Wells Fargo’s corporate banking operations are struggling to bounce back as well as its consumer financial services have done in the wake of a fake account scandal.
A report in Reuters on Wednesday (March 27) said Wells Fargo is struggling to expand its corporate and institutional investor customer base, with revenues at the corporate banking unit declining by 4 percent in 2018. That compares to the average 6 percent yearly revenue increases for corporate banking operations before the scandal.
Wells Fargo had previously acknowledged to investors that while it has been able to retain customers in the wake of the scandal, it is struggling to land new ones.
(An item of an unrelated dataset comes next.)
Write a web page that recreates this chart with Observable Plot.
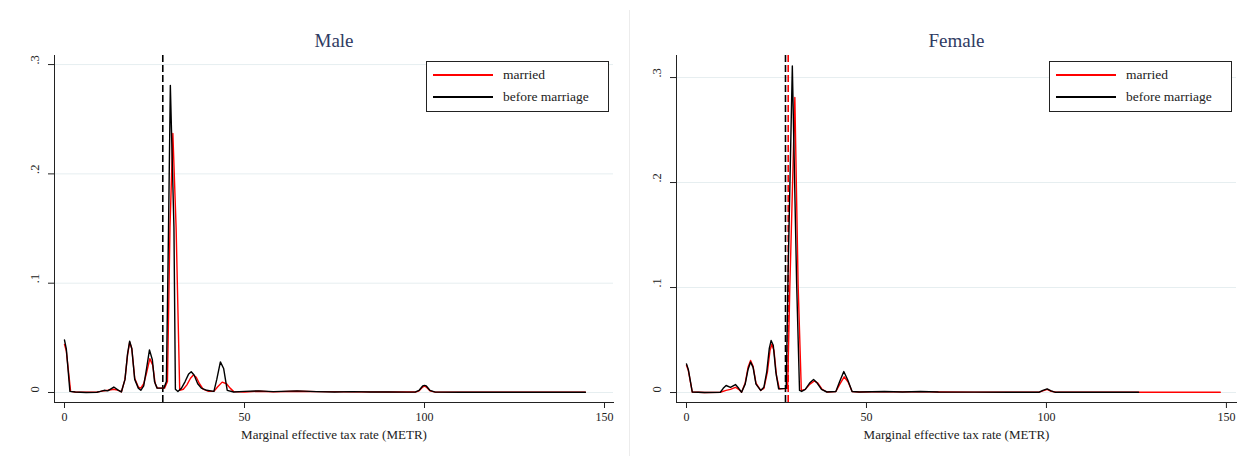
<!DOCTYPE html>
<html>
<head>
<meta charset="utf-8">
<script src="https://cdn.jsdelivr.net/npm/d3@7"></script>
<script src="https://cdn.jsdelivr.net/npm/@observablehq/plot@0.6"></script>
<style>
  html, body { margin: 0; padding: 0; background: #fff; }
  #root { position: relative; width: 1249px; height: 459px; background: #fff; overflow: hidden; font-family: "Liberation Serif", "DejaVu Serif", serif; }
  .panel { position: absolute; top: 0; }
  .legend { position: absolute; border: 1px solid #222; background: #fff; box-sizing: border-box; font-size: 13.5px; color: #222; }
  .legend .row { position: absolute; left: 6px; height: 16px; display: flex; align-items: center; white-space: nowrap; }
  .legend .sw { width: 60px; height: 1.5px; margin-right: 10px; }
  .divider { position: absolute; left: 629px; top: 10px; width: 1px; height: 446px; background: #ececec; }
</style>
</head>
<body>
<div id="root"></div>
<script>
// ---------- data ----------
const seriesNames = ["married", "before marriage"];
const seriesColors = ["#ff0000", "#000000"];
const xTicks = [0, 50, 100, 150];
const yTicks = [0, 0.1, 0.2, 0.3];
const yTickLabels = ["0", ".1", ".2", ".3"];
const xLabel = "Marginal effective tax rate (METR)";

// Male: [METR, density]
const maleMarried = [[0,0.044],[0.5,0.038],[1.7,0.001],[3,0.0004],[6,0.0002],[9,0.0003],[10,0.001],[12,0.002],[13.7,0.003],[15,0.002],[15.8,0.0005],[16.8,0.012],[17.5,0.034],[18.1,0.046],[18.7,0.040],[19.5,0.013],[20.5,0.005],[21.2,0.004],[22,0.008],[22.8,0.018],[23.7,0.031],[24.5,0.025],[25.2,0.008],[25.8,0.004],[27.8,0.004],[28.6,0.010],[29.3,0.151],[30.1,0.237],[31.0,0.151],[32.0,0.002],[33,0.003],[34,0.007],[35,0.013],[35.8,0.016],[36.6,0.014],[37.5,0.008],[38.5,0.003],[40,0.001],[41.5,0.001],[42.5,0.005],[43.8,0.0095],[45,0.008],[46,0.004],[47,0.0008],[50,0.0005],[54,0.0012],[58,0.0006],[64.6,0.0012],[70,0.0008],[80,0.0006],[90,0.0004],[97.5,0.0004],[98.5,0.0015],[99.5,0.005],[100,0.0058],[100.5,0.005],[101.5,0.0015],[103,0.0003],[120,0.0002],[144.7,0.0002]];
const maleBefore = [[0,0.048],[0.5,0.040],[1.5,0.001],[3,0.0005],[6,0],[9,0.0002],[10,0.001],[11,0.002],[12,0.0015],[13.7,0.005],[15,0.002],[15.8,0.0005],[16.8,0.012],[17.5,0.035],[18.1,0.047],[18.7,0.040],[19.5,0.012],[20.5,0.004],[21.2,0.002],[22,0.006],[22.8,0.022],[23.6,0.039],[24.4,0.030],[25,0.010],[25.7,0.004],[27.6,0.004],[28.3,0.010],[28.9,0.151],[29.4,0.281],[30.4,0.151],[30.8,0.003],[31.5,0.001],[32.5,0.004],[33.5,0.010],[34.5,0.017],[35.2,0.019],[36,0.016],[37,0.008],[38,0.004],[39.5,0.002],[41.5,0.001],[42.3,0.012],[43.3,0.028],[44.2,0.022],[45.2,0.002],[47,0.0005],[50,0.001],[54,0.0015],[58,0.0008],[64.6,0.0015],[70,0.0008],[75,0.0005],[80,0.0008],[85,0.0005],[90,0.0004],[95,0.0003],[97.5,0.0005],[98.5,0.002],[99.5,0.006],[100,0.0065],[100.5,0.006],[101.5,0.002],[103,0.0003],[110,0.0002],[120,0.0002],[130,0.0002],[140,0.0002],[144.7,0.0002]];
const maleCutoffs = [27.3];          // before marriage (black dashed)

// Female: [METR, density]
const femaleMarried = [[0,0.026],[0.5,0.021],[1.6,0.0005],[5,0],[9.4,0.0003],[11,0.002],[12.2,0.003],[13.6,0.005],[14.5,0.003],[15.3,0.0003],[16.3,0.009],[17.1,0.024],[17.8,0.0305],[18.5,0.025],[19.3,0.009],[20.6,0.002],[21.5,0.004],[22.5,0.020],[23.2,0.040],[23.7,0.046],[24.3,0.040],[25,0.016],[25.8,0.0035],[28.1,0.004],[28.7,0.10],[30.1,0.281],[31.0,0.1035],[31.9,0.002],[33,0.003],[34.3,0.008],[35.5,0.011],[36.5,0.009],[37.7,0.003],[39,0.0005],[41.5,0.001],[42.6,0.008],[43.8,0.015],[44.9,0.010],[46,0.001],[48,0.0005],[55,0.0009],[60,0.0006],[65,0.0009],[70,0.0005],[80,0.0004],[90,0.0003],[98,0.0003],[99,0.0015],[100.2,0.003],[101.3,0.0012],[103,0.0002],[148.3,0.0002]];
const femaleBefore = [[0,0.0273],[0.5,0.022],[1.6,0.0005],[5,0],[9.4,0.0003],[10.2,0.004],[11,0.0067],[12.2,0.005],[13.6,0.0076],[14.5,0.004],[15.3,0.0003],[16.3,0.008],[17.1,0.022],[17.8,0.029],[18.5,0.024],[19.3,0.008],[20.6,0.002],[21.5,0.005],[22.3,0.020],[23.0,0.042],[23.5,0.0495],[24.1,0.045],[24.8,0.020],[25.6,0.0035],[27.7,0.004],[28.2,0.11],[29.4,0.311],[30.6,0.1035],[31.4,0.002],[32,0.001],[33,0.003],[34.2,0.009],[35.3,0.0124],[36.3,0.009],[37.5,0.003],[39,0.0005],[41.5,0.001],[42.5,0.010],[43.7,0.020],[44.8,0.012],[46,0.001],[48,0.0005],[55,0.001],[60,0.0005],[65,0.001],[70,0.0005],[80,0.0004],[90,0.0003],[98,0.0003],[99,0.002],[100.2,0.0035],[101.3,0.0015],[102.5,0.0002],[125.6,0.0002]];
const femaleCutoffBefore = [27.5];   // black dashed
const femaleCutoffMarried = [28.25]; // red dashed

// ---------- drawing ----------
const FONT = "Liberation Serif, DejaVu Serif, serif";
const TITLE_COLOR = "#2f3b63";
const GRID = "#e6eef0";

function panel({title, married, before, cutoffs, left, width, marginLeft, marginRight, yDomain, xDomain}) {
  const rows = [
    ...married.map(([x, y]) => ({x, y, s: seriesNames[0]})),
    ...before.map(([x, y]) => ({x, y, s: seriesNames[1]}))
  ];
  const svg = Plot.plot({
    width, height: 459,
    marginLeft, marginRight, marginTop: 55, marginBottom: 57,
    x: {domain: xDomain},
    y: {domain: yDomain},
    color: {domain: seriesNames, range: seriesColors},
    style: {fontFamily: FONT, fontSize: "12px", background: "transparent", color: "#222"},
    marks: [
      Plot.ruleY(yTicks, {stroke: GRID, strokeWidth: 1}),
      Plot.axisX({ticks: xTicks, tickSize: 6, tickPadding: 4, tickFormat: d => String(d), label: null, fontSize: 12}),
      Plot.axisY({ticks: yTicks, tickSize: 6, tickFormat: () => "", label: null}),
      Plot.text(yTicks, {y: d => d, text: (d, i) => yTickLabels[i], frameAnchor: "left", dx: -20, rotate: -90, fontSize: 12.5, fill: "#222"}),
      Plot.text([xLabel], {text: d => d, frameAnchor: "bottom", dy: 36, fontSize: 13, fill: "#222"}),
      Plot.text([title], {text: d => d, frameAnchor: "top", dy: -22, fontSize: 19, fill: TITLE_COLOR}),
      Plot.frame({anchor: "left", stroke: "#222"}),
      Plot.frame({anchor: "bottom", stroke: "#222"}),
      ...cutoffs.map(c => Plot.ruleX(c.values, {stroke: c.color, strokeWidth: 1.6, strokeDasharray: "7,3"})),
      Plot.line(rows, {x: "x", y: "y", z: "s", stroke: "s", strokeWidth: 1.4})
    ]
  });
  const wrap = document.createElement("div");
  wrap.className = "panel";
  wrap.style.left = left + "px";
  wrap.appendChild(svg);
  return wrap;
}

function legend(left, top) {
  const div = document.createElement("div");
  div.className = "legend";
  div.style.left = left + "px";
  div.style.top = top + "px";
  div.style.width = "183px";
  div.style.height = "51px";
  seriesNames.forEach((name, i) => {
    const row = document.createElement("div");
    row.className = "row";
    row.style.top = (5 + i * 22) + "px";
    const sw = document.createElement("div");
    sw.className = "sw";
    sw.style.background = seriesColors[i];
    const t = document.createElement("span");
    t.textContent = name;
    row.appendChild(sw);
    row.appendChild(t);
    div.appendChild(row);
  });
  return div;
}

const root = document.getElementById("root");
root.appendChild(panel({
  title: "Male", married: maleMarried, before: maleBefore,
  cutoffs: [{values: maleCutoffs, color: "#000"}],
  left: 0, width: 624, marginLeft: 54, marginRight: 11,
  yDomain: [-0.00915, 0.3083], xDomain: [-2.78, 152.5]
}));
root.appendChild(panel({
  title: "Female", married: femaleMarried, before: femaleBefore,
  cutoffs: [{values: femaleCutoffBefore, color: "#000"}, {values: femaleCutoffMarried, color: "#ff0000"}],
  left: 625, width: 624, marginLeft: 51, marginRight: 13,
  yDomain: [-0.0095, 0.321], xDomain: [-2.78, 152.8]
}));
const dv = document.createElement("div");
dv.className = "divider";
root.appendChild(dv);
root.appendChild(legend(426, 61));
root.appendChild(legend(1049, 61));
</script>
</body>
</html>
That has been particularly true for its corporate financial services.
“It’s been a little bit more challenging for us to bring in new customers,” said Perry Pelos, Wells’ corporate bank chief, in a previous interview with Reuters.
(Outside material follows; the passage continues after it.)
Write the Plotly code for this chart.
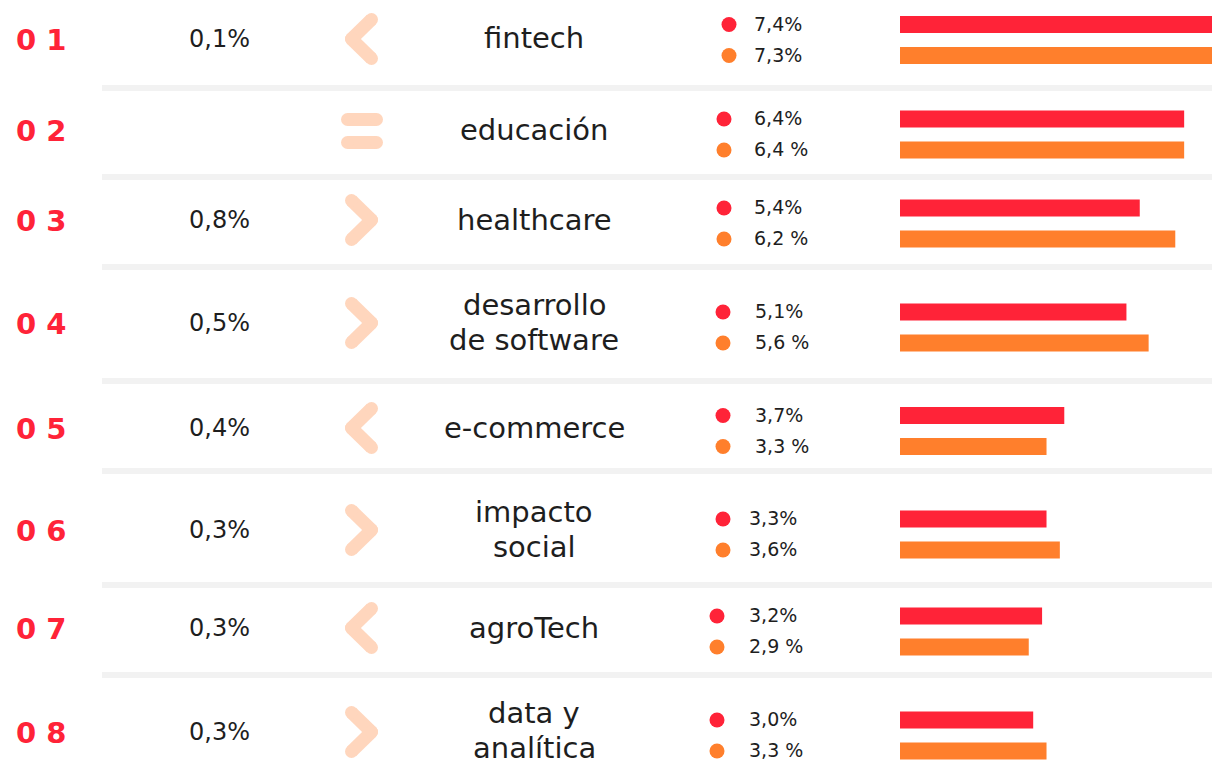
import plotly.graph_objects as go

# --- DATA ---
ranks = ["0 1", "0 2", "0 3", "0 4", "0 5", "0 6", "0 7", "0 8"]
categories = ["fintech", "educación", "healthcare", "desarrollo<br>de software",
              "e-commerce", "impacto<br>social", "agroTech", "data y<br>analítica"]
change_labels = ["0,1%", "", "0,8%", "0,5%", "0,4%", "0,3%", "0,3%", "0,3%"]
trend = ["down", "same", "up", "up", "down", "up", "down", "up"]
red_values = [7.4, 6.4, 5.4, 5.1, 3.7, 3.3, 3.2, 3.0]
orange_values = [7.3, 6.4, 6.2, 5.6, 3.3, 3.6, 2.9, 3.3]
red_labels = ["7,4%", "6,4%", "5,4%", "5,1%", "3,7%", "3,3%", "3,2%", "3,0%"]
orange_labels = ["7,3%", "6,4 %", "6,2 %", "5,6 %", "3,3 %", "3,6%", "2,9 %", "3,3 %"]

# --- LAYOUT (screen pixels) ---
W, H = 1220, 761
PAGE_MARGIN = 8  # default body margin of the html page
RED = "#ff2338"
ORANGE = "#ff7f2c"
PEACH = "#ffd6bd"
SEP = "#f2f2f2"
TXT = "#1e1e1e"
FONT = "DejaVu Sans"

row_y = [39, 130, 220, 323, 428, 530, 628, 732]
label_y = [38, 130, 220, 322, 428, 529, 628, 730]
LINE_GAP = 35
bar_mid = [40, 134.5, 223.5, 327.5, 431, 534.5, 631.5, 735.5]
sep_y = [88, 177, 267, 381, 471, 585, 675]
dot_x = [729, 724, 724, 723, 723, 723, 717, 717]
val_x = [752, 752, 752, 753, 753, 747, 747, 747]
BAR_X0 = 900
PX_PER_UNIT = 44.4
HALF = 15.5

fig_w, fig_h = W - PAGE_MARGIN, H - PAGE_MARGIN

fig = go.Figure()

red_y = [m - HALF for m in bar_mid]
orange_y = [m + HALF for m in bar_mid]

fig.add_trace(go.Bar(x=red_values, y=red_y, orientation="h", width=17,
                     marker=dict(color=RED, line=dict(width=0)),
                     xaxis="x", yaxis="y", hoverinfo="skip"))
fig.add_trace(go.Bar(x=orange_values, y=orange_y, orientation="h", width=17,
                     marker=dict(color=ORANGE, line=dict(width=0)),
                     xaxis="x", yaxis="y", hoverinfo="skip"))

# legend dots
fig.add_trace(go.Scatter(x=dot_x, y=red_y, mode="markers",
                         marker=dict(size=15, color=RED),
                         xaxis="x2", yaxis="y", hoverinfo="skip"))
fig.add_trace(go.Scatter(x=dot_x, y=orange_y, mode="markers",
                         marker=dict(size=15, color=ORANGE),
                         xaxis="x2", yaxis="y", hoverinfo="skip"))

# trend icons
SW = 13
for t, cy in zip(trend, row_y):
    if t == "same":
        xs, ys = [], []
        for dy in (-10.5, 12.5):
            xs += [347.5, 376.5, None]
            ys += [cy + dy, cy + dy, None]
    else:
        tip, ends = (351.5, 371.5) if t == "down" else (371.5, 351.5)
        xs = [ends, tip, None, tip, ends]
        ys = [cy - 19.5, cy, None, cy, cy + 19.5]
    fig.add_trace(go.Scatter(x=xs, y=ys, mode="lines+markers",
                             line=dict(color=PEACH, width=SW),
                             marker=dict(size=SW, color=PEACH),
                             xaxis="x2", yaxis="y", hoverinfo="skip"))

shapes = []
for y in sep_y:
    shapes.append(dict(type="rect", xref="x2", yref="y", x0=102, x1=W,
                       y0=y - 3, y1=y + 3, fillcolor=SEP, line=dict(width=0),
                       layer="below"))

annotations = []
for i in range(len(ranks)):
    annotations.append(dict(x=68, y=row_y[i] + 1, xref="x2", yref="y", text=ranks[i],
                            xanchor="right", yanchor="middle", showarrow=False,
                            font=dict(family=FONT, size=29, color=RED, weight="bold")))
    if change_labels[i]:
        annotations.append(dict(x=252, y=row_y[i], xref="x2", yref="y",
                                text=change_labels[i], xanchor="right",
                                yanchor="middle", showarrow=False,
                                font=dict(family=FONT, size=24, color=TXT)))
    lines = categories[i].split("<br>")
    for k, line in enumerate(lines):
        ly = label_y[i] + (k - (len(lines) - 1) / 2) * LINE_GAP
        annotations.append(dict(x=534, y=ly, xref="x2", yref="y", text=line,
                                xanchor="center", yanchor="middle", showarrow=False,
                                font=dict(family=FONT, size=29, color=TXT)))
    annotations.append(dict(x=val_x[i], y=red_y[i] - 1, xref="x2", yref="y",
                            text=red_labels[i], xanchor="left", yanchor="middle",
                            showarrow=False, font=dict(family=FONT, size=19, color=TXT)))
    annotations.append(dict(x=val_x[i], y=orange_y[i] - 1, xref="x2", yref="y",
                            text=orange_labels[i], xanchor="left", yanchor="middle",
                            showarrow=False, font=dict(family=FONT, size=19, color=TXT)))

fig.update_layout(
    width=fig_w, height=fig_h,
    margin=dict(l=0, r=0, t=0, b=0),
    paper_bgcolor="white", plot_bgcolor="rgba(0,0,0,0)",
    showlegend=False,
    barmode="overlay",
    xaxis=dict(domain=[(BAR_X0 - PAGE_MARGIN) / fig_w, 1],
               range=[0, (W - BAR_X0) / PX_PER_UNIT],
               visible=False, fixedrange=True, anchor="y"),
    xaxis2=dict(domain=[0, 1], range=[PAGE_MARGIN, W], visible=False,
                fixedrange=True, anchor="y"),
    yaxis=dict(domain=[0, 1], range=[H, PAGE_MARGIN], visible=False, fixedrange=True),
    shapes=shapes,
    annotations=annotations,
)

fig.write_html("out.html", config={"displayModeBar": False})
Relationship building will be an instrumental focus of Wells Fargo’s strategy moving forward as it focuses on landing new corporate customers with a range of complex services, including financing, import-export support, revolving lines of credit, cash management and more.
The ongoing struggles of its corporate banking operations are in contrast to analysts’ recent revelations that Wells Fargo’s consumer-focused operations are beginning to see a revival after the 2016 scandal, which revealed that employees were opening fake accounts on behalf of, and unbeknownst to, clients. The company recently reached a $240 million settlement in that saga.
The most recent quarterly data for Wells revealed a 9 percent increase in auto loan originations, while yearly data showed a 1.2 increase in primary checking accounts in 2018. Yet ongoing skepticism among corporates related to the fake account scandal has proved more difficult for the institution to overcome. According to O’Brien, Wells is aware of the reputational harm it has endured with prospective business customers.
“I’ve certainly been in meetings where it comes up,” he told Reuters.
Last year, unnamed sources told The Wall Street Journal that the company was planning to consolidate its corporate and investment banks to overhaul its strategic approach in corporate banking.